Love Me, Love My Cat (Max n'aime pas les chats)

Max loves Jane, but Jane loves her pussy - and it's driving Max mad. Too long, but hang in there til the end...

Max's Hat (Le chapeau de Max)

Max's hat is dogged by misfortune.

Max Takes A Picture (Max fait de la photo)

Max goes nuts when he sees big butt. Max tries to sneak snapshots of a Rubenesque beauty on the beach, but she gets payback - as Max ends up frantic with guilt. Too little content, dragged out too long.

Max In Monaco (Max à Monaco)

No story - just funny Max-drunk-again gags, this time on a boat.

Max And His Mother-in-law (Max et sa belle-mère)

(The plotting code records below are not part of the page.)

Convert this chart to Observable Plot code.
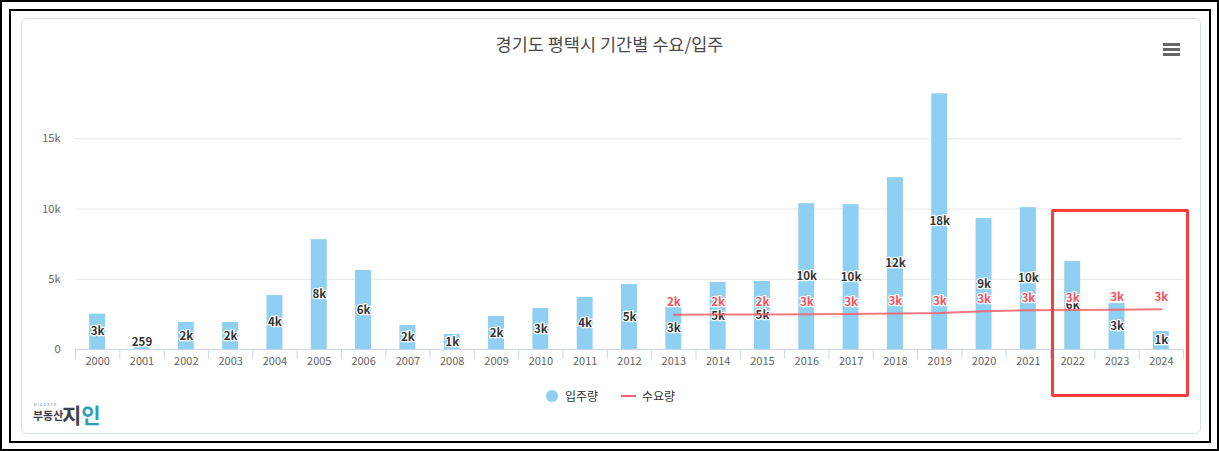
<!DOCTYPE html>
<html><head><meta charset="utf-8">
<script src="https://cdn.jsdelivr.net/npm/d3@7"></script>
<script src="https://cdn.jsdelivr.net/npm/@observablehq/plot@0.6"></script>
<style>
body{margin:0;background:#fff;font-family:"Noto Sans CJK KR","Noto Sans",sans-serif;}
#page{position:relative;width:1219px;height:451px;overflow:hidden;background:#fff;}
.abs{position:absolute;box-sizing:border-box;}
</style></head>
<body>
<div id="page">
  <div class="abs" style="left:0;top:0;width:1219px;height:451px;border:2px solid #000;"></div>
  <div class="abs" style="left:9px;top:9px;width:1202px;height:434px;border:2px solid #000;"></div>
  <div class="abs" style="left:21px;top:18px;width:1180px;height:416px;border:1px solid #d8dfe7;border-radius:6px;"></div>
  <div class="abs" id="title" style="left:0;top:31px;width:1219px;text-align:center;font-size:17.5px;color:#4a4a4a;line-height:26px;">경기도 평택시 기간별 수요/입주</div>
  <div class="abs" style="left:1163px;top:43px;width:17px;height:3px;background:#666;"></div>
  <div class="abs" style="left:1163px;top:48px;width:17px;height:3px;background:#666;"></div>
  <div class="abs" style="left:1163px;top:53px;width:17px;height:3px;background:#666;"></div>
  <div class="abs" id="chart" style="left:0;top:60px;"></div>
  <div class="abs" style="left:546px;top:390px;width:12px;height:12px;border-radius:6px;background:#8fcff1;"></div>
  <div class="abs" style="left:565px;top:387px;font-size:12px;color:#333;line-height:18px;">입주량</div>
  <div class="abs" style="left:621px;top:395px;width:15px;height:2px;background:#f4606b;"></div>
  <div class="abs" style="left:642px;top:387px;font-size:12px;color:#333;line-height:18px;">수요량</div>
  <div class="abs" style="left:34px;top:402px;font-size:4px;color:#888;letter-spacing:1px;line-height:5px;">BIGDATA</div>
  <div class="abs" style="left:33px;top:407px;font-size:11px;font-weight:bold;color:#3d3d4a;line-height:16px;">부동산</div>
  <div class="abs" style="left:62px;top:400px;font-size:21px;font-weight:bold;color:#3d4450;line-height:28px;"><span style="color:#3d4450">지</span><span style="color:#2a9fb5">인</span></div>
  <div class="abs" style="left:1051px;top:209px;width:138px;height:188px;border:3px solid #ff3b3b;border-radius:2px;"></div>
</div>
<script>
const years = ["2000","2001","2002","2003","2004","2005","2006","2007","2008","2009","2010","2011","2012","2013","2014","2015","2016","2017","2018","2019","2020","2021","2022","2023","2024"];
const supply = [2520,259,1920,1920,3840,7820,5620,1710,1070,2350,2920,3700,4620,3010,4770,4840,10380,10310,12230,18200,9320,10100,6260,3270,1280];
const demandYears = ["2013","2014","2015","2016","2017","2018","2019","2020","2021","2022","2023","2024"];
const demand = [2480,2485,2490,2510,2520,2560,2600,2720,2790,2810,2830,2860];
const yTicks = [0,5000,10000,15000];

const bars = years.map((y,i)=>({year:y, v:supply[i]}));
const line = demandYears.map((y,i)=>({year:y, v:demand[i]}));
const fmtK = v => v >= 1000 ? Math.round(v/1000)+"k" : String(v);
const fmtY = v => v === 0 ? "0" : (v/1000)+"k";

const W = 1219, ML = 75, MR = 36;
const step = (W-ML-MR)/years.length;

const chart = Plot.plot({
  width: W, height: 320,
  marginLeft: ML, marginRight: MR, marginTop: 8, marginBottom: 31,
  style: {background:"transparent", color:"#666", fontSize:"11px", fontFamily:"'Noto Sans CJK KR','Noto Sans',sans-serif", overflow:"visible"},
  x: {domain: years, paddingInner: 0.64, paddingOuter: 0.32, round: false},
  y: {domain: [0,20000]},
  marks: [
    Plot.gridY(yTicks.slice(1), {stroke:"#e6e6e6", strokeOpacity:1}),
    Plot.axisY({ticks: yTicks, tickSize:0, tickPadding:15, tickFormat: fmtY, label:null}),
    Plot.axisX({tickSize:0, tickPadding:8, label:null}),
    Plot.ruleX(years, {x: d=>d, y1:0, y2:0, insetBottom:-10, dx:-step/2, stroke:"#ccd6eb"}),
    Plot.ruleX([years[years.length-1]], {x: d=>d, y1:0, y2:0, insetBottom:-10, dx:step/2, stroke:"#ccd6eb"}),
    Plot.barY(bars, {x:"year", y:"v", fill:"#8fcff1"}),
    Plot.ruleY([0], {stroke:"#ccd6eb"}),
    Plot.text(bars, {x:"year", y: d=>Math.max(d.v/2, 500), text: d=>fmtK(d.v), fill:"#333", stroke:"white", strokeWidth:2.5, fontWeight:"bold", fontSize:11.5}),
    Plot.lineY(line, {x:"year", y:"v", stroke:"#f4606b", strokeWidth:2, strokeOpacity:0.85}),
    Plot.text(line, {x:"year", y:"v", dy:-12, text: d=>fmtK(d.v), fill:"#f4505c", stroke:"white", strokeWidth:2.5, fontWeight:"bold", fontSize:11.5})
  ]
});
document.getElementById("chart").appendChild(chart);
</script>
</body></html>
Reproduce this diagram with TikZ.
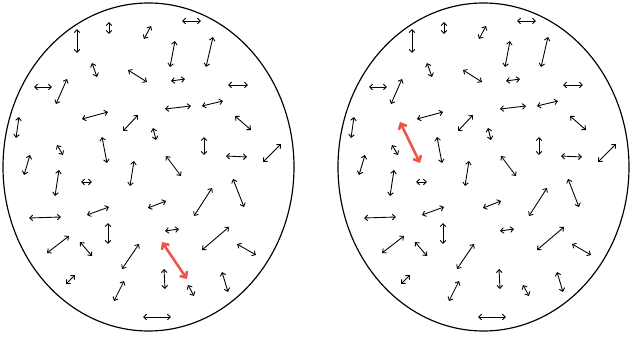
\documentclass[tikz,border=0pt]{standalone}
\usepackage{tikz}
\usetikzlibrary{arrows.meta}
\definecolor{moved}{RGB}{240,84,72}
% dipole ends x1/y1/x2/y2, in pixels of one panel
\newcommand{\dipoles}{77/29/77/53, 109/22/109/34, 151/26/144/39, 92/63/97/77,
  128/70/147/82, 34/87/52/87, 67/79/56/104, 82/119/108/112, 138/115/123/131,
  153/128/156/140, 19/117/16/138, 57/145/63/155, 102/137/107/163, 30/155/24/175,
  59/170/55/196, 134/161/130/186, 182/21/201/21, 175/41/170/67, 213/37/206/67,
  171/81/185/79, 228/85/248/85, 165/109/191/106, 202/106/223/101, 235/116/251/130,
  204/137/204/155, 226/156/247/157, 281/144/263/162, 166/156/181/176, 81/182/92/182,
  29/218/61/217, 87/215/109/207, 148/208/166/201, 108/223/108/244, 69/236/47/253,
  80/242/92/256, 139/244/122/269, 75/275/66/284, 124/281/114/301, 143/317/171/317,
  212/188/194/216, 233/179/244/207, 165/231/179/229, 229/227/202/250, 237/244/256/255,
  164/269/165/289, 188/285/194/296, 222/272/228/292}

\begin{document}
\begin{tikzpicture}[x=0.03cm, y=-0.03cm,
  >={Straight Barb[length=2.6pt, width=4.8pt]},
  dip/.style={<->, line width=0.75pt},
  hot/.style={<->, line width=2.2pt, draw=moved,
              >={Straight Barb[length=4pt, width=7.5pt]}},
  rim/.style={line width=1pt}]
  \useasboundingbox (0,0) rectangle (630,344);
  % two panels: same dipoles, the red one sits elsewhere
  \foreach \dx/\ax/\ay/\bx/\by in {0/162/242/187/279, 335/65/122/85/163}{
    \begin{scope}[shift={(\dx,0)}]
      \draw[rim] (148.5,167) ellipse[x radius=145.5, y radius=164];
      \foreach \a/\b/\c/\d in \dipoles
        \draw[dip] (\a,\b) -- (\c,\d);
      \draw[hot] (\ax,\ay) -- (\bx,\by);
    \end{scope}}
\end{tikzpicture}
\end{document}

Max has a new bride, but can't escape his mother-in-law. Twice the length, but fraction of laughs. Virtually every moment of the film shows Max in anger, yet that is not where Max's comic attraction dwells - he is lovable as a hapless twit. But it does provide historic confirmation for an axiom of comedy: your act is in trouble when you find yourself resorting to mother-in-law jokes.

The False Max Linder (Un idiot qui se croit Max Linder)

Tries, but fails, to be an imitation Max. Samples "Max Pedicure". Ironic movie posters (for actual movies) suggest a possible subtext of the film. One is titled "Le duel de Max (Max and His Rival)" from 1913. When the imposter takes off the current poster, a poster is revealed for another Pathé Frères film: "La rançon de Rigadin (1914)" starring Charles Prince, whose "Rigadin" character was the only film comic that rivalled Max in popularity (and sometimes both used the same scenario: e.g., The Lady Doctor, and Courting Two Lovers). Was this film a sly putdown in a 1914 hiphop-style battle?